Microsoft plans on laying off 10,000 workers by the third quarter of fiscal 2023.
According to Microsoft CEO Satya Nadella, the cuts represent “less than 5 percent of our total employee base” of roughly 221,000 employees. The company will also continue hiring “in key strategic areas” even as it cuts in others.
“These are the kinds of hard choices we have made throughout our 47-year history to remain a consequential company in this industry that is unforgiving to anyone who doesn’t adapt to platform shifts,” Nadella’s note added. “As such, we are taking a $1.2 billion charge in Q2 related to severance costs, changes to our hardware portfolio, and the cost of lease consolidation as we create higher density across our workspaces.”
Microsoft has made deep cuts before. In 2015 and 2016, for example, it laid off thousands of employees as it unwound its disastrous Nokia acquisition. This current round of layoffs stems from businesses and customers cutting back on their digital spending due to fears of a potential recession, impacting Microsoft’s revenue.
But Microsoft isn’t alone in unleashing massive layoffs. During the pandemic, tech giants used boosted revenues to embark on significant hiring sprees; for example, Amazon announced plans in 2021 to hire more than 55,000 tech and corporate workers. However, the current spasm of economic uncertainty has driven tech executives to examine how they can streamline operations and save cash—leading to recent layoff announcements at Salesforce, Meta, Twitter, Amazon, and numerous startups.

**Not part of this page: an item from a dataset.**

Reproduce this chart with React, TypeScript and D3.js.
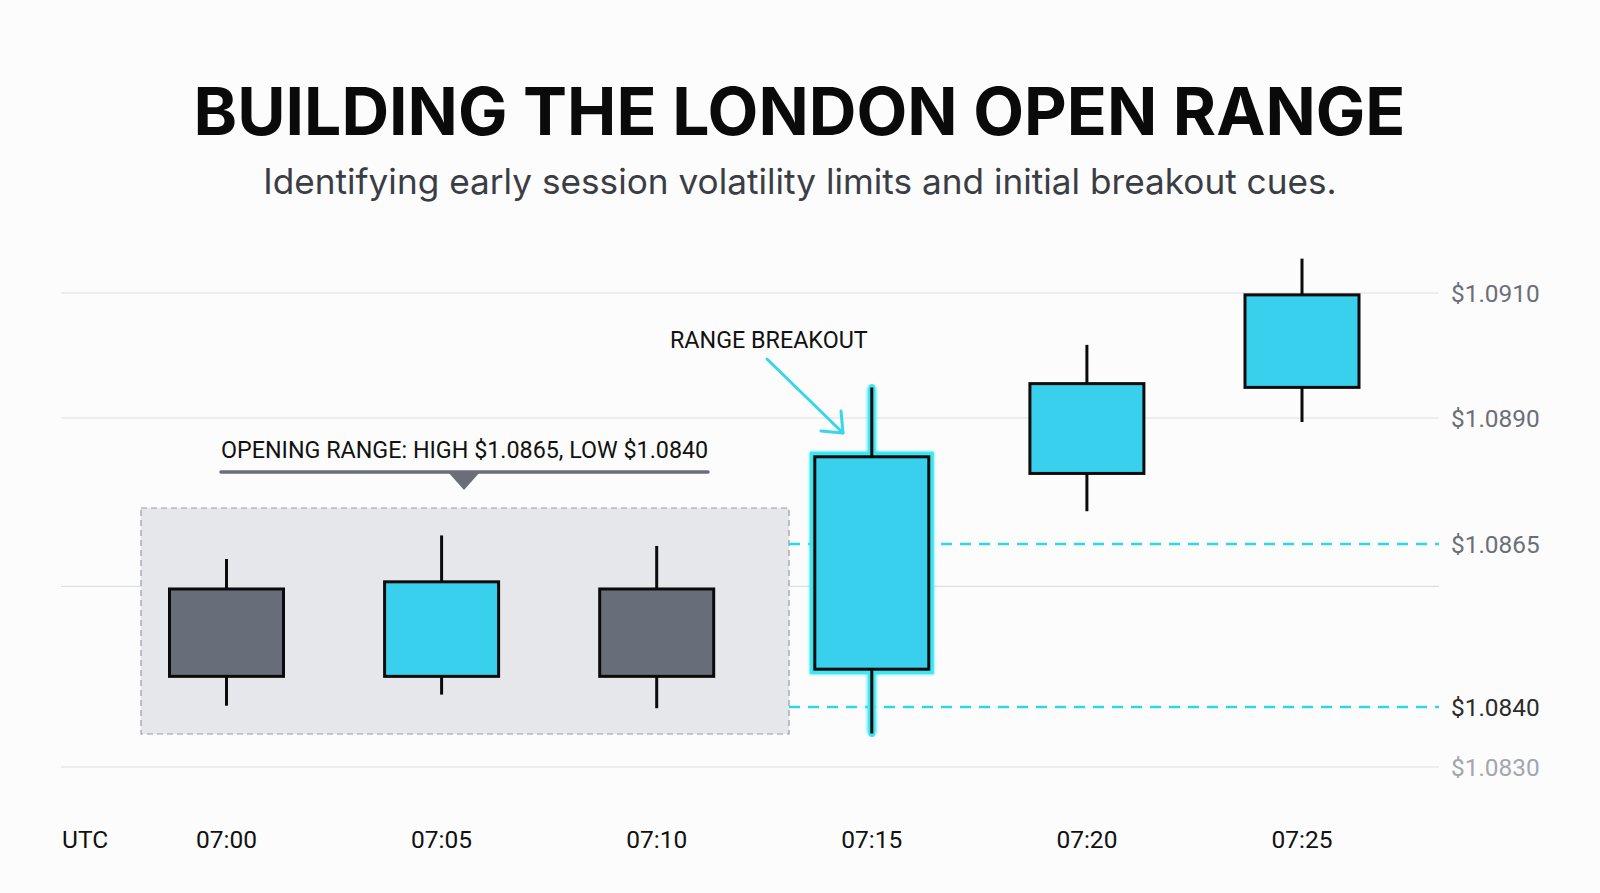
import * as d3 from "d3";

// candle data
const times = ["07:00", "07:05", "07:10", "07:15", "07:20", "07:25"];
const opens = [1.08581, 1.08447, 1.08581, 1.08458, 1.0879, 1.08949];
const closes = [1.08447, 1.08592, 1.08447, 1.08823, 1.08955, 1.09097];
const highs = [1.08627, 1.08667, 1.08647, 1.08949, 1.09017, 1.09155];
const lows = [1.08402, 1.08419, 1.08398, 1.08356, 1.08715, 1.08892];

// price labels on the right (the axis is not evenly spaced in the picture)
const priceTicks = [1.091, 1.089, 1.0865, 1.084, 1.083];
const gridValues = [1.091, 1.089, 1.08585, 1.083];
const rangeHigh = 1.0865;
const rangeLow = 1.084;
const openingCount = 3; // first three candles form the range
const breakoutIndex = 3;

const W = 1600;
const H = 893;
const CYAN = "#38d0ec";
const GREY = "#676d79";

export default function App() {
  const x = d3.scalePoint<string>().domain(times).range([226.5, 1302]);
  const y = d3
    .scaleLinear()
    .domain([1.083, 1.084, 1.0865, 1.089, 1.091])
    .range([767, 707, 544, 418, 293]);

  const bodyW = 114;
  const gridX0 = 61;
  const gridX1 = 1439;

  const boxX0 = 141;
  const boxX1 = 789;
  const boxY0 = 508;
  const boxY1 = 734;

  const bracketX0 = 221;
  const bracketX1 = 708;
  const bracketY = 472;
  const bracketMid = 464;

  const arrowStart: [number, number] = [767, 359];
  const arrowEnd: [number, number] = [843, 433];

  const fmt = (v: number) => "$" + d3.format(".4f")(v);
  const tickColor = (v: number) => (v === rangeLow ? "#2b2b2b" : v === 1.083 ? "#a3a6ad" : "#6b6f78");

  return (
    <div style={{ position: "fixed", left: 0, top: 0, width: W, height: H, background: "#fcfcfc" }}>
      <svg width={W} height={H} style={{ display: "block" }}>
        <rect width={W} height={H} fill="#fcfcfc" />
        <defs>
          <filter id="glow" x="-30%" y="-30%" width="160%" height="160%">
            <feGaussianBlur stdDeviation="1.5" />
          </filter>
        </defs>

        <text
          x={799.5}
          y={135}
          textAnchor="middle"
          fontFamily="Inter, 'Noto Sans', sans-serif"
          fontWeight={700}
          fontSize={66}
          fill="#0a0a0a"
        >
          BUILDING THE LONDON OPEN RANGE
        </text>
        <text
          x={800}
          y={194}
          textAnchor="middle"
          fontFamily="Inter, 'Noto Sans', sans-serif"
          fontSize={35.2}
          fill="#3b3d45"
        >
          Identifying early session volatility limits and initial breakout cues.
        </text>

        {/* grid */}
        {gridValues.map((v) => (
          <line key={v} x1={gridX0} x2={gridX1} y1={y(v)} y2={y(v)} stroke="#dcdde0" strokeWidth={1.2} />
        ))}

        {/* price labels */}
        {priceTicks.map((v) => (
          <text
            key={v}
            x={1451}
            y={y(v)}
            dy="0.35em"
            fontFamily="Roboto, sans-serif"
            fontSize={24.4}
            fill={tickColor(v)}
          >
            {fmt(v)}
          </text>
        ))}

        {/* opening range box */}
        <rect
          x={boxX0}
          y={boxY0}
          width={boxX1 - boxX0}
          height={boxY1 - boxY0}
          fill="#e6e7ea"
          stroke="#9a9ca3"
          strokeWidth={1.2}
          strokeDasharray="6,4"
        />

        {/* range high/low dashed lines */}
        {[rangeHigh, rangeLow].map((v) => (
          <line
            key={v}
            x1={boxX1}
            x2={gridX1}
            y1={y(v)}
            y2={y(v)}
            stroke="#2fd6e8"
            strokeWidth={2.5}
            strokeDasharray="11,8"
          />
        ))}

        {/* opening range annotation */}
        <text x={bracketX0} y={458} fontFamily="Roboto, sans-serif" fontSize={23.3} fill="#111">
          OPENING RANGE: HIGH {fmt(rangeHigh)}, LOW {fmt(rangeLow)}
        </text>
        <line x1={bracketX0} x2={bracketX1} y1={bracketY} y2={bracketY} stroke="#6b6e78" strokeWidth={3.5} strokeLinecap="round" />
        <path
          d={`M${bracketMid - 16},${bracketY} L${bracketMid + 16},${bracketY} L${bracketMid},${bracketY + 18} Z`}
          fill="#6b6e78"
        />

        {/* breakout annotation */}
        <text x={670} y={348} fontFamily="Roboto, sans-serif" fontSize={23.3} fill="#111">
          RANGE BREAKOUT
        </text>
        <g stroke="#38d6ea" strokeWidth={3} fill="none" strokeLinecap="round" strokeLinejoin="round">
          <line x1={arrowStart[0]} y1={arrowStart[1]} x2={arrowEnd[0]} y2={arrowEnd[1]} />
          <path d={`M${arrowEnd[0] - 2},${arrowEnd[1] - 22} L${arrowEnd[0]},${arrowEnd[1]} L${arrowEnd[0] - 22},${arrowEnd[1] - 2}`} />
        </g>

        {/* candles */}
        {times.map((t, i) => {
          const cx = x(t)!;
          const up = closes[i] >= opens[i];
          const top = y(Math.max(opens[i], closes[i]));
          const bot = y(Math.min(opens[i], closes[i]));
          const glow = i === breakoutIndex;
          return (
            <g key={t}>
              {glow && (
                <g stroke="#3fe6f2" fill="none" filter="url(#glow)">
                  <line x1={cx} x2={cx} y1={y(highs[i])} y2={y(lows[i])} strokeWidth={9} />
                  <rect x={cx - bodyW / 2} y={top} width={bodyW} height={bot - top} strokeWidth={10} />
                </g>
              )}
              {glow && (
                <g stroke="#3fe6f2" fill="none">
                  <line x1={cx} x2={cx} y1={y(highs[i])} y2={y(lows[i])} strokeWidth={7} strokeLinecap="round" />
                  <rect x={cx - bodyW / 2 - 1} y={top - 1} width={bodyW + 2} height={bot - top + 2} strokeWidth={8} />
                </g>
              )}
              <line x1={cx} x2={cx} y1={y(highs[i])} y2={y(lows[i])} stroke="#0b0b0b" strokeWidth={3} />
              <rect
                x={cx - bodyW / 2}
                y={top}
                width={bodyW}
                height={bot - top}
                fill={up ? CYAN : GREY}
                stroke="#0b0b0b"
                strokeWidth={3}
              />
            </g>
          );
        })}

        {/* time axis */}
        <text x={62} y={848} fontFamily="Roboto, sans-serif" fontSize={24.5} fill="#111">
          UTC
        </text>
        {times.map((t) => (
          <text key={t} x={x(t)} y={848} textAnchor="middle" fontFamily="Roboto, sans-serif" fontSize={24.5} fill="#111">
            {t}
          </text>
        ))}
      </svg>
    </div>
  );
}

Meanwhile, the unemployment rate for tech occupations dipped to 1.8 percent in December, lower than the national unemployment rate of 3.5 percent, according to the latest analysis of U.S. Bureau of Labor Statistics (BLS) data by CompTIA. Despite the high-profile layoffs among some of the biggest companies in tech, it’s clear that organizations of all sizes still need tech professionals to get vital work done.